Los Angeles

Stash House Operator for San Fernando Valley Heroin Delivery Ring to be Sentenced

The operation used a fleet of cars and a staff of drivers to make instant heroin and cocaine deliveries

A Pacoima woman who ran a stash house and moved cash for a drug ring that operated out of Van Nuys and used a fleet of cars and a staff of drivers to make instant heroin and cocaine deliveries faces the possibility of years behind bars at sentencing Wednesday.

Jacqueline De La Rosa, 25, pleaded guilty in May in downtown Los Angeles to conspiracy to possess with intent to distribute controlled substances. The federal charge carries a sentence of between 10 years and life behind bars, but prosecutors recommended a penalty of almost four years.

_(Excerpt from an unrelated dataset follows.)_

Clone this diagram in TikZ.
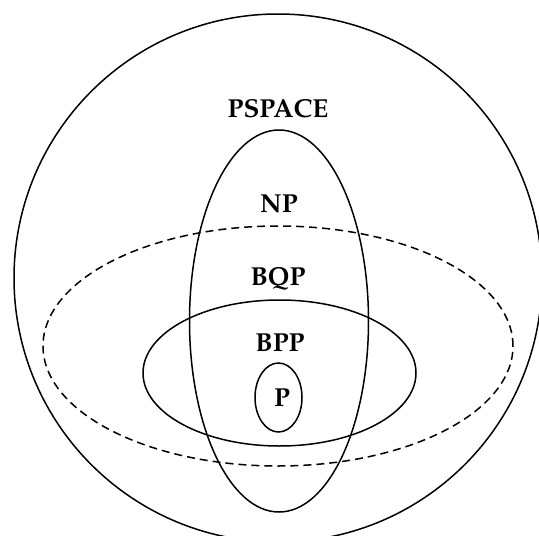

De La Rosa was among seven people arrested in December in connection with a 14-person indictment targeting "Manny's Delivery Service." More than a dozen defendants have since pleaded guilty.

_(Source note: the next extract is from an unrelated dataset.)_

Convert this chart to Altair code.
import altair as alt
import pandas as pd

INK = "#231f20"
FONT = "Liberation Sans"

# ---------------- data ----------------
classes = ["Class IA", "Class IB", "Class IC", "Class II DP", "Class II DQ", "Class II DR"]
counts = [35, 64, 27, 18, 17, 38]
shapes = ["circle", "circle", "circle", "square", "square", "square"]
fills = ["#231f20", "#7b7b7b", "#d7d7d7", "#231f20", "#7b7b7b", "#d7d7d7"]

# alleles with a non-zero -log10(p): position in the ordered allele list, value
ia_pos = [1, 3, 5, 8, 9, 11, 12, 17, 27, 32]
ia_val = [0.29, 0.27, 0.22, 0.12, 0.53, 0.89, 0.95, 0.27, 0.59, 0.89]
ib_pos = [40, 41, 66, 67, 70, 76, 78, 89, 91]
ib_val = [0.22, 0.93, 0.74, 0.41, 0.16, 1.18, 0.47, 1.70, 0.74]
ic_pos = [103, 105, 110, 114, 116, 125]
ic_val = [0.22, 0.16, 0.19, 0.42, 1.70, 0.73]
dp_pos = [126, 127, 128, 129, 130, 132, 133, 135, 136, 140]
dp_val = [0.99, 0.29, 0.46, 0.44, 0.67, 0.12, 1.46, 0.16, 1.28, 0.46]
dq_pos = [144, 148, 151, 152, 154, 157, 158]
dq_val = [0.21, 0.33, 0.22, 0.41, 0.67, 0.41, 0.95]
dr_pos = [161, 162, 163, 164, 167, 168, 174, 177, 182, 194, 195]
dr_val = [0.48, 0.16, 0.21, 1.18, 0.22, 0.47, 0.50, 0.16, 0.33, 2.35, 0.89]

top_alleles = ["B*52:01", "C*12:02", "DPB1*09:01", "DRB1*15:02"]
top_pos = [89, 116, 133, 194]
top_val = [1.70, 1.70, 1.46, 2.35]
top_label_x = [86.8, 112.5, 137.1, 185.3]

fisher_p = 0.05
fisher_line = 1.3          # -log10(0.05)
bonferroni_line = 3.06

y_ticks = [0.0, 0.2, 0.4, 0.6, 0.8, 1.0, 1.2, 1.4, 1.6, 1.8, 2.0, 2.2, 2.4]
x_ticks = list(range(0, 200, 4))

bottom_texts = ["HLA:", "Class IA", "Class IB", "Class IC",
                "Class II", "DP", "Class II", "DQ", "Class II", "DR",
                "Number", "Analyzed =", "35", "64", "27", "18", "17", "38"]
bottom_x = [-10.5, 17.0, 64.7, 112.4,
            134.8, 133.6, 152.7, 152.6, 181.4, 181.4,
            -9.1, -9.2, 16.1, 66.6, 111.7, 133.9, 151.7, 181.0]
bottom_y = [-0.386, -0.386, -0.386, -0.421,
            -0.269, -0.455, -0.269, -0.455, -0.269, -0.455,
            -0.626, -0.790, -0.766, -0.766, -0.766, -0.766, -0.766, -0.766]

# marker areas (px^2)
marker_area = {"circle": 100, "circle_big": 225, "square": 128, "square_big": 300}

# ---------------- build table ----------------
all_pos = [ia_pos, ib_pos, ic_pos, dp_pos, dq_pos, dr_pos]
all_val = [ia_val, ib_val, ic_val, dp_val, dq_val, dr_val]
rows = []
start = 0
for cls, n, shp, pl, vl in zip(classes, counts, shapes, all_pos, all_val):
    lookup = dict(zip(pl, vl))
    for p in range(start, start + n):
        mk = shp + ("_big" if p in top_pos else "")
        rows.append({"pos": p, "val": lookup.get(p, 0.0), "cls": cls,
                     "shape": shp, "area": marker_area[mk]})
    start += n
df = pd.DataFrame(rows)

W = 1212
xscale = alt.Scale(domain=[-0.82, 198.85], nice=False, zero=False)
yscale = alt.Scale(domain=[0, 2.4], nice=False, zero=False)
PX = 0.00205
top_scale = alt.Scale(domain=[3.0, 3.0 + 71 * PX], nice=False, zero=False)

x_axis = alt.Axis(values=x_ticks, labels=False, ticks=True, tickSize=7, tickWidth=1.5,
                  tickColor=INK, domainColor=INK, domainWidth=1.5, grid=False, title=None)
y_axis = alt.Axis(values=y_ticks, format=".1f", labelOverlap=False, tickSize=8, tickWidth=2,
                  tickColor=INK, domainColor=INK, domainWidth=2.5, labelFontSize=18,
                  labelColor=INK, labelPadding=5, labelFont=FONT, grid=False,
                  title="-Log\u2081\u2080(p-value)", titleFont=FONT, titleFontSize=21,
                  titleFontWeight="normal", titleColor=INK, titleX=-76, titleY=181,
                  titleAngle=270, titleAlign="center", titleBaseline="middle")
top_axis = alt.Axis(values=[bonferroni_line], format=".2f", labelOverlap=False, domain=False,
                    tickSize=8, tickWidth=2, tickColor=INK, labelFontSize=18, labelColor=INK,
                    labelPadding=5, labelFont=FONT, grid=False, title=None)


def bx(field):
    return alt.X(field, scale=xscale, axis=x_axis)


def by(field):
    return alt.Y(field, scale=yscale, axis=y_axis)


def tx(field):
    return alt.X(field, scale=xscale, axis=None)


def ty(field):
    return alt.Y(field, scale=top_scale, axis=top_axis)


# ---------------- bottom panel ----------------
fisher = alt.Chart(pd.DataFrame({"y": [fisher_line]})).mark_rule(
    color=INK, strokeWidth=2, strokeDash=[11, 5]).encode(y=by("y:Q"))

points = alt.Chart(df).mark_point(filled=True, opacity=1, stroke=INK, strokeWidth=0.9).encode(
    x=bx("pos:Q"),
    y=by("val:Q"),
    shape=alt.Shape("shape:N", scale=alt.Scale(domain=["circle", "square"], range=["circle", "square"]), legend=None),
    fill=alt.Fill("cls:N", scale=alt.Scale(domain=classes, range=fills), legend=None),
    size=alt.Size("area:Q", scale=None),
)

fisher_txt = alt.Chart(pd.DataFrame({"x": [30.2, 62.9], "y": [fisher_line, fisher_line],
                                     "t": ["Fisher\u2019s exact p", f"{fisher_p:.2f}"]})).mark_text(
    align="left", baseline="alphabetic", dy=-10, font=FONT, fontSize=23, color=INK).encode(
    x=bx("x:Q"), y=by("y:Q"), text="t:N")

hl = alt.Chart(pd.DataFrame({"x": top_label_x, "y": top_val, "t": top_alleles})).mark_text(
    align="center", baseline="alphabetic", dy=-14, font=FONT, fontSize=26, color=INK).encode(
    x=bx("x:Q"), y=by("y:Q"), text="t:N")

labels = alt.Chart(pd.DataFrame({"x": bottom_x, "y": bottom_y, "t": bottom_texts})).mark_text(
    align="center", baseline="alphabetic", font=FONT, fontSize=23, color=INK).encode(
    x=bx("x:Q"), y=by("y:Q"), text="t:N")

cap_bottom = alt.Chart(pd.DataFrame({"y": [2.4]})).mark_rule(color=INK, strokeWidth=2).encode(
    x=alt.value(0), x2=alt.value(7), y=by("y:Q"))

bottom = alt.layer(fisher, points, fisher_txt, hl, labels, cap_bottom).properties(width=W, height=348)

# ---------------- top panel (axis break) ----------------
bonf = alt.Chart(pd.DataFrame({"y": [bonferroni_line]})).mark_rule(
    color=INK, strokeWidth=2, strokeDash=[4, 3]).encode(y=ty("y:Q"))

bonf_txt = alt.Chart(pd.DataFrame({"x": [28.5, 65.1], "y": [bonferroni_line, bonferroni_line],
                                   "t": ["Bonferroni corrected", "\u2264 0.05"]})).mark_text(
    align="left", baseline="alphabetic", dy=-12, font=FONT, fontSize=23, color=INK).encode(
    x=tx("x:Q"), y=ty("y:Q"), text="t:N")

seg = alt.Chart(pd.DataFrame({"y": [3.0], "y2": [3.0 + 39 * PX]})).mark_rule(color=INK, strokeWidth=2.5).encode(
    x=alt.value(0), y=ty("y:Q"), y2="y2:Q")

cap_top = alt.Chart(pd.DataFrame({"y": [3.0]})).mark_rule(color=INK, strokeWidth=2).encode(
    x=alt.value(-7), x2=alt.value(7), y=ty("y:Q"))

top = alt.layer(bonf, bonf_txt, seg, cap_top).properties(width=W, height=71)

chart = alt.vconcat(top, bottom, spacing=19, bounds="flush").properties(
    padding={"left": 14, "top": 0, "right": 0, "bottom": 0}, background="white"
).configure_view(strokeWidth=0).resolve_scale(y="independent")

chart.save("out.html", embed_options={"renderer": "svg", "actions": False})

While the service sold small quantities to telephone customers, conspirators sold larger quantities to other dealers as part of a high-volume drug ring, prosecutors said.

During a two-month period that began in late August 2017, members of the ring obtained multi-pound quantities of black-tar heroin from Mexico and moved hundreds of thousands of dollars in cash, according to secretly recorded conversations outlined in the indictment. Bulk narcotics were stored in De La

Rosa's stash house, and smaller quantities of drugs were packaged and dispatched to addicts from a Van Nuys facility, according to papers filed in Los Angeles federal court.

The U.S. Attorney's Office said authorities seized about 14 pounds of heroin, more than a pound of cocaine and a significant amount of cash during the takedown last year.

Sigifredo Gurrola Barrientos, 40, of Sylmar, who managed the operation and oversaw the movement of narcotics and the delivery fleet, pleaded guilty in the case and faces sentencing in October.